Rep. Katie Porter, one of three top Democrats running for Senate, made a campaign stop at the Fresno Democratic Party Headquarters in Fresno on Sept. 16, 2023.
Rep. Katie Porter, one of three top Democrats running for Senate, made a campaign stop at the Fresno Democratic Party Headquarters in Fresno on Sept. 16, 2023.

Porter said Fresno and the Central Valley “sometimes get dwarfed by the political power of San Francisco and of Los Ángeles.”

“I want the people of Fresno, the people of the Central Valley to know I’m running to be Senator for Californians; not the Senator for Los Ángeles or the Senator of San Francisco, but the whole state.”

She pointed to her 47th Congressional District – a purple district in Orange County where Democrats have a 2.67-point edge over Republicans and 12-point advantage over those with no party preference –.as proof she knows “how to engage across party lines” and connect people with elected officials.

“That’s something I want to do across the Central Valley, as well as Northern California and east of the Sierras, the entire state,” said Porter.

Asked about reaching out to Latino voters, who represent 21% of those likely to vote, Porter said “Latinos want the same things that most Californians want.”

“They want an opportunity for their family, to be able to afford housing, for their kids to be able to go to college without being saddled with debt, to retire with security,” she said.

Porter asked about Social Security, etc.

In introducing herself to supporters, Porter accepted the media description of her as a watchdog.

“I really, really love oversight,” said Porter, whose vanity license plate on her van is OVRSITE.

“Oversight is about being a watchdog for our tax dollars, for our retirement savings, for our budgets, for our future, for our pensions,” she said. “Oversight is about closing that gap between what politicians announce at press conferences and then what really happens in people’s lives.

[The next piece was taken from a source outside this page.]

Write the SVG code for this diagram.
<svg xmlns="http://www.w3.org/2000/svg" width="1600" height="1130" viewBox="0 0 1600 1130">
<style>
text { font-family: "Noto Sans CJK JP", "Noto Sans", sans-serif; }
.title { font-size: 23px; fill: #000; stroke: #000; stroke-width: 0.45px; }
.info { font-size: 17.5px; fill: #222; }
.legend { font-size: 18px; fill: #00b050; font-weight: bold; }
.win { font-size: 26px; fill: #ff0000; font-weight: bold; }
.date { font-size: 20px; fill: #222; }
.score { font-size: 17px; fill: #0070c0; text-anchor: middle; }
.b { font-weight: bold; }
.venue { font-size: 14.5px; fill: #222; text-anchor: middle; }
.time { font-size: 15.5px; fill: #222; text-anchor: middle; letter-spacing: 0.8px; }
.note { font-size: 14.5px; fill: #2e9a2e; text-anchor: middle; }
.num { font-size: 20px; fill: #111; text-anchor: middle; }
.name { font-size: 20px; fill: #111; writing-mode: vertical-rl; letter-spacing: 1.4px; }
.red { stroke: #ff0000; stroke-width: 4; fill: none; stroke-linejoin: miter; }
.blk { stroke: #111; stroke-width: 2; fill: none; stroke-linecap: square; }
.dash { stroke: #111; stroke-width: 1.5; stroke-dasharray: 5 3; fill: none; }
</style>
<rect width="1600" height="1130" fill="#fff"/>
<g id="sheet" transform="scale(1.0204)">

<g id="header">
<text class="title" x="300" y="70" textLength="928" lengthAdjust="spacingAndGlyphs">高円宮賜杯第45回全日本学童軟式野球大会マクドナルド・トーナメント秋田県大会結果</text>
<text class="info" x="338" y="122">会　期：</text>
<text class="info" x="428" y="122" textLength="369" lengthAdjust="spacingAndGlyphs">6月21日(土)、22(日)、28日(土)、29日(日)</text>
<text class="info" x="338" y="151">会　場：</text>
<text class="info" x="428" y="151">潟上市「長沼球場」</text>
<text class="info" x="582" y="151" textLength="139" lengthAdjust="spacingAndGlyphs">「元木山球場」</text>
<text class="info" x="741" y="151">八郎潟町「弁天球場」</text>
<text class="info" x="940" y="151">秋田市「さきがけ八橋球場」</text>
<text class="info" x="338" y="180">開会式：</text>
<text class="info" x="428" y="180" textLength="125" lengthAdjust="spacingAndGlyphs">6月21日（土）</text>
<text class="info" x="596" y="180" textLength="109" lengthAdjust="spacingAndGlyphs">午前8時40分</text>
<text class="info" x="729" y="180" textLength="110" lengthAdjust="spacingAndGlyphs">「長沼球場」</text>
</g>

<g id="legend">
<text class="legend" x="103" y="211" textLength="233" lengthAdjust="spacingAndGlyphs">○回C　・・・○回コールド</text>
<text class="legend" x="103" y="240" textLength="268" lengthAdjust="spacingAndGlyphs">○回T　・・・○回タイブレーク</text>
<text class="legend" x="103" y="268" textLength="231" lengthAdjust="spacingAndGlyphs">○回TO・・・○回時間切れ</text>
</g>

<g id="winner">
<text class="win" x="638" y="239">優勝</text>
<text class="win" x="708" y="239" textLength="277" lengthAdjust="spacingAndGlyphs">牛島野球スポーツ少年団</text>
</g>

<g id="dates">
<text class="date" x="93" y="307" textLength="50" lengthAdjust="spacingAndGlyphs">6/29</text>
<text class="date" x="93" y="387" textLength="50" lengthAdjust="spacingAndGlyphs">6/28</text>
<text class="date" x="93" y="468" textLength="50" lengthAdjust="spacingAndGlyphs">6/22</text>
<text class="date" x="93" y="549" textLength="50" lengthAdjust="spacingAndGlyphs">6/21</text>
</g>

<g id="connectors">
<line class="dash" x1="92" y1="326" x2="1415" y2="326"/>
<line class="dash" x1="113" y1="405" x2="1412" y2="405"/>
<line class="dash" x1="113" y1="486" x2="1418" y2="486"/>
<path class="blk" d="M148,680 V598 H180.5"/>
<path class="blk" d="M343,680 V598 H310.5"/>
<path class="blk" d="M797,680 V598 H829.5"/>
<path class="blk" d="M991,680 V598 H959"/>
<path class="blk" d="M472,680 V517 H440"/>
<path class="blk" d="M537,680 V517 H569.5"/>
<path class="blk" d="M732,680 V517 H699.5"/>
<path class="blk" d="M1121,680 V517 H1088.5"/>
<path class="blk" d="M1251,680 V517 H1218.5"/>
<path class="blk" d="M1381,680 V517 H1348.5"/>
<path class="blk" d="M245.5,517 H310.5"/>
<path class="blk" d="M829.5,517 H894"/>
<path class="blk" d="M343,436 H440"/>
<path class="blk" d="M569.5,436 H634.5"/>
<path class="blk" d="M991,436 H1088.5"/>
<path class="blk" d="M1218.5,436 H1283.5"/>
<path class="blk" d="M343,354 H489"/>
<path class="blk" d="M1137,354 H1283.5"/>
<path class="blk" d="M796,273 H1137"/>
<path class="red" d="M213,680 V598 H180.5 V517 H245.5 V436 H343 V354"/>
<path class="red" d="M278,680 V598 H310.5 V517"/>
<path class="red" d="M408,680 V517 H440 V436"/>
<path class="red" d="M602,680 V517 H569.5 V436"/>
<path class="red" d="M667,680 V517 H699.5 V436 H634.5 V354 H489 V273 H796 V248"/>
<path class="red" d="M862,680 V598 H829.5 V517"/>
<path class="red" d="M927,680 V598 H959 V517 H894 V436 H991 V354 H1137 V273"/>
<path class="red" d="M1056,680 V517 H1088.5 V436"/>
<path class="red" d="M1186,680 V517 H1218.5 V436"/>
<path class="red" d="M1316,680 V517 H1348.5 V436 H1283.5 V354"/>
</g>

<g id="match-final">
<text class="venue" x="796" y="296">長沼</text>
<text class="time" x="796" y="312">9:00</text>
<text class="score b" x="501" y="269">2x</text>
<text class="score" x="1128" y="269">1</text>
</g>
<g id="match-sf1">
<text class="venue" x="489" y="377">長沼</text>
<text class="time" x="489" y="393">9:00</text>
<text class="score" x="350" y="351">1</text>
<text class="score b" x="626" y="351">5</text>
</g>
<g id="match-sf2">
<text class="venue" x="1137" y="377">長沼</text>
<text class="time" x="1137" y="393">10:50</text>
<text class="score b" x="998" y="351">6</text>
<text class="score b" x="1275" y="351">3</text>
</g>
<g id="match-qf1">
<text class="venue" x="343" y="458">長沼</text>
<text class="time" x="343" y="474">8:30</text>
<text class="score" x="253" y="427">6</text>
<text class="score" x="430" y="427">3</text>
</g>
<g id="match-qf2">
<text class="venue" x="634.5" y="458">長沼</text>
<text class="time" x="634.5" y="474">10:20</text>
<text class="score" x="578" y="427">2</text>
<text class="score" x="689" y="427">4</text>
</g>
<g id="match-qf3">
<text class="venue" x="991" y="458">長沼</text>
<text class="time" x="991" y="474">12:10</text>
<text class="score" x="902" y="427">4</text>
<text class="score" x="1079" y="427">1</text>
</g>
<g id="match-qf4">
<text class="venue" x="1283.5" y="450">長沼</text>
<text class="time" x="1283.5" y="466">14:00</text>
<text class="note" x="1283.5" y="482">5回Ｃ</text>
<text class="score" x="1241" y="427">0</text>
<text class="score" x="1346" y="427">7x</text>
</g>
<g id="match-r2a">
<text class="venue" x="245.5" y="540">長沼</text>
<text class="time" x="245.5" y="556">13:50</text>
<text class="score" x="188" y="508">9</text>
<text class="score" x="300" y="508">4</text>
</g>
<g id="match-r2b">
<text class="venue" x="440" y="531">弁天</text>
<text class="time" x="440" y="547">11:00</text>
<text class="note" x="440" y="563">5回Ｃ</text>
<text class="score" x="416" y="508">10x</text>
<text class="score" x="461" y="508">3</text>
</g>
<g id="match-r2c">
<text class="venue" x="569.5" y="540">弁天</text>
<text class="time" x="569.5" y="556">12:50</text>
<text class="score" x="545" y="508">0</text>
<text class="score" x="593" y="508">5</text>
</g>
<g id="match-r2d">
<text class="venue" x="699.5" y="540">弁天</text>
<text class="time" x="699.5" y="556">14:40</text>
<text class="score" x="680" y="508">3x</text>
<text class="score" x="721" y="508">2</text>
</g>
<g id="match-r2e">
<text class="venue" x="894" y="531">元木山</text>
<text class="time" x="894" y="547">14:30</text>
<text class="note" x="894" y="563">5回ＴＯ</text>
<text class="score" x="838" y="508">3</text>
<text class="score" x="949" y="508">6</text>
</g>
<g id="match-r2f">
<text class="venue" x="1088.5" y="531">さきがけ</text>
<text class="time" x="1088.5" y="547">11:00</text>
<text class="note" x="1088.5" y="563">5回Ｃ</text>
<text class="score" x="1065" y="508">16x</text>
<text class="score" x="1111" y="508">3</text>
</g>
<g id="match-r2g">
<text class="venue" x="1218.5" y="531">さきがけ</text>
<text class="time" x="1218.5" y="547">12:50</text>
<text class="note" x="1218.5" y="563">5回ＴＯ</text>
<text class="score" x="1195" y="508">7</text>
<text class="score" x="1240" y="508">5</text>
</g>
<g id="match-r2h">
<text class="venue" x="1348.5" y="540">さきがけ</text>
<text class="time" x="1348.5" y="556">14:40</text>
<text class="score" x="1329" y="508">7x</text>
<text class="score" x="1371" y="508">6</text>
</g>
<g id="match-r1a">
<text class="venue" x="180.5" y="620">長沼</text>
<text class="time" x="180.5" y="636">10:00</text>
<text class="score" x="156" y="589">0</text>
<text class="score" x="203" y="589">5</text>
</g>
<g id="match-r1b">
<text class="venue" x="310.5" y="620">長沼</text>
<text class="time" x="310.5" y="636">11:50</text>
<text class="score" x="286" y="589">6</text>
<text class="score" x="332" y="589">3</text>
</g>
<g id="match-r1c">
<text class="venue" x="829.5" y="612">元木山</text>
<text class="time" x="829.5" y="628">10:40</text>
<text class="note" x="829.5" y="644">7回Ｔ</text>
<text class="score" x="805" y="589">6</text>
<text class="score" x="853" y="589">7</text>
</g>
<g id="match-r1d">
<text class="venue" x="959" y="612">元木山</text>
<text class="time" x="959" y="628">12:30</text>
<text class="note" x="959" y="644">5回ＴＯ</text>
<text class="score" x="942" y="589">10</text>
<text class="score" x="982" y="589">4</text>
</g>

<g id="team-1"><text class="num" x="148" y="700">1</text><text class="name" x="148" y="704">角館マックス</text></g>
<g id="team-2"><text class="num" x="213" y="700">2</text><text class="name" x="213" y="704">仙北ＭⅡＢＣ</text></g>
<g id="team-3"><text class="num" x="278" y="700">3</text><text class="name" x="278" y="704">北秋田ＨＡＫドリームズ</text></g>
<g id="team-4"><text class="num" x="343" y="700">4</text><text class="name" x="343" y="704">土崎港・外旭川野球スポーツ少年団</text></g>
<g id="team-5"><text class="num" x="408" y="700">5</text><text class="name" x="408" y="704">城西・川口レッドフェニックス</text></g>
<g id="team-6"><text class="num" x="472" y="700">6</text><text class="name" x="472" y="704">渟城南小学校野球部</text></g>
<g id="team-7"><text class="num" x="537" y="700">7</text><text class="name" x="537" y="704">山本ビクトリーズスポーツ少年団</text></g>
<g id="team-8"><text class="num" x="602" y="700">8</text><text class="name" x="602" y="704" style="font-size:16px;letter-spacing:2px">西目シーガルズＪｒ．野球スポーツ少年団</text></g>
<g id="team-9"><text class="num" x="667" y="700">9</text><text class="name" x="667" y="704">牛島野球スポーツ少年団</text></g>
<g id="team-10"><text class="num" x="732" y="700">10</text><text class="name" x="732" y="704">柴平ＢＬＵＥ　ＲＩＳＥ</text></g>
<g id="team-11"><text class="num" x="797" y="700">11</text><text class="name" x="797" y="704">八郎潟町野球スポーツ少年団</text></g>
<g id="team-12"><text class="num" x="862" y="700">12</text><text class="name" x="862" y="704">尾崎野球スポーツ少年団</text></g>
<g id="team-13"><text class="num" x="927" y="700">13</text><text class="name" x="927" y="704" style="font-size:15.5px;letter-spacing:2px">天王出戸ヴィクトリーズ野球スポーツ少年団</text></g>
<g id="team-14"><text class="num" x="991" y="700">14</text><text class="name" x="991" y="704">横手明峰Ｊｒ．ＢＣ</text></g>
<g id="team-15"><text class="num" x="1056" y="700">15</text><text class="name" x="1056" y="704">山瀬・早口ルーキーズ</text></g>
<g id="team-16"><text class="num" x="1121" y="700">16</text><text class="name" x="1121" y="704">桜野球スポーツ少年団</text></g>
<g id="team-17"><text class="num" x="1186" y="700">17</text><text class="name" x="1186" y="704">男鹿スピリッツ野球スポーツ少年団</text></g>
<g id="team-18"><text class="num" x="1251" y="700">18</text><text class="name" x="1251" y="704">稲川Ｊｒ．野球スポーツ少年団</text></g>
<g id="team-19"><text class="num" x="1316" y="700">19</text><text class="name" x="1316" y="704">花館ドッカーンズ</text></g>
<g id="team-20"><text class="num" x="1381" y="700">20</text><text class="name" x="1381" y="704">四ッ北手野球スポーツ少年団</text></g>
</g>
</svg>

“Oversight is not about punishing Republicans. It is about holding every member of government, Republican or Democrat, accountable for what they are doing and what they are delivering to their constituents.”

Among the audience questions she answered:

–Special interests: “I am one of 11 members of Congress out of 435 who doesn’t take contributions from federal lobbyists. The American people don’t believe that you can be sipping bad Chardonnay and eating cheese cubes and collecting corporate checks at 7 p.m., and then the next morning at 10 forgetting all about that when you vote.”

–Representation: “I know what it’s like to represent an area that Democrats don’t pay attention to. We need to spend more and more time where it’s purple, more time where people, even those who share our values, have less confidence in Democrats to fight for them, where people aren’t sure what our values are because we’re not being plainspoken enough about them. Where people share our values, but they’ve given up on voting because they vote the same way and their lives don’t change and improve.”

-Housing: “There is no issue that Washington has failed to tackle than housing. The last time the federal government made a big investment in helping regular, ordinary people, working people afford housing was the G.I. Bill 80 years ago. Think about how transformative that was for so many people. It is time for the federal government to make a big investment in housing that’s going to have some zeros behind it.”

–Funding for Ukraine: “I don’t think we blink because I think that’s what Putin’s counting on. But we do have to, and we should have done this right from the start, be thoughtful about the accountability that’s going to be necessary when you’re engaged in any kind of overseas military operation.”

–The whiteboard: “It’s a tool to help make it easier for people to see what’s going on in Washington. I was a professor at UC Irvine. I worked at public universities my whole career, and we need to make it easier for people to see what’s happening in Washington. Too many people, when they hear the word politics or Capitol Hill, they turn the volume down.”

–Student debt relief: “What is missing in Washington is, again, that future orientation. What good does it do to forgive the debt of this generation if the next kids graduating are winding up in the exact same place? We’re not going to do biblical debt jubilees. We need a long term solution.”

–Social Security: “Social Security is a promise and we as a country don’t break our promises. It doesn’t add one cent to the federal debt. The program is the greatest anti-poverty invention that has done more to lift seniors out of poverty. We need to expand Social Security. One of the ways we can do that is to scrap the cap so that if you earn more, you pay more. And if we did that, we would be able to guarantee that Social Security is stable for years to come. Every Congress I’ve been there (three Congresses now), everybody signs on, the Democrats all sign on and then we don’t put it on the floor for a vote. So this is an area to hold Democrats and Republicans to account.”

–Immigration reform: “I don’t think we’ve done enough, including as Democrats on immigration, including some of our California Democrats. I don’t think they’ve been at the forefront of fighting for our immigrant communities and they absolutely need to be and should be. When people say look at the border crisis, I say, let’s be clear. The border crisis in Texas, created by crappy Texas state policies, the border in California is a totally different place. Right? Because we as Californians are different. Because we understand that immigration makes our society and our economy stronger. The truth is, neither Democrats nor Republicans have had the political courage to deliver on immigration.”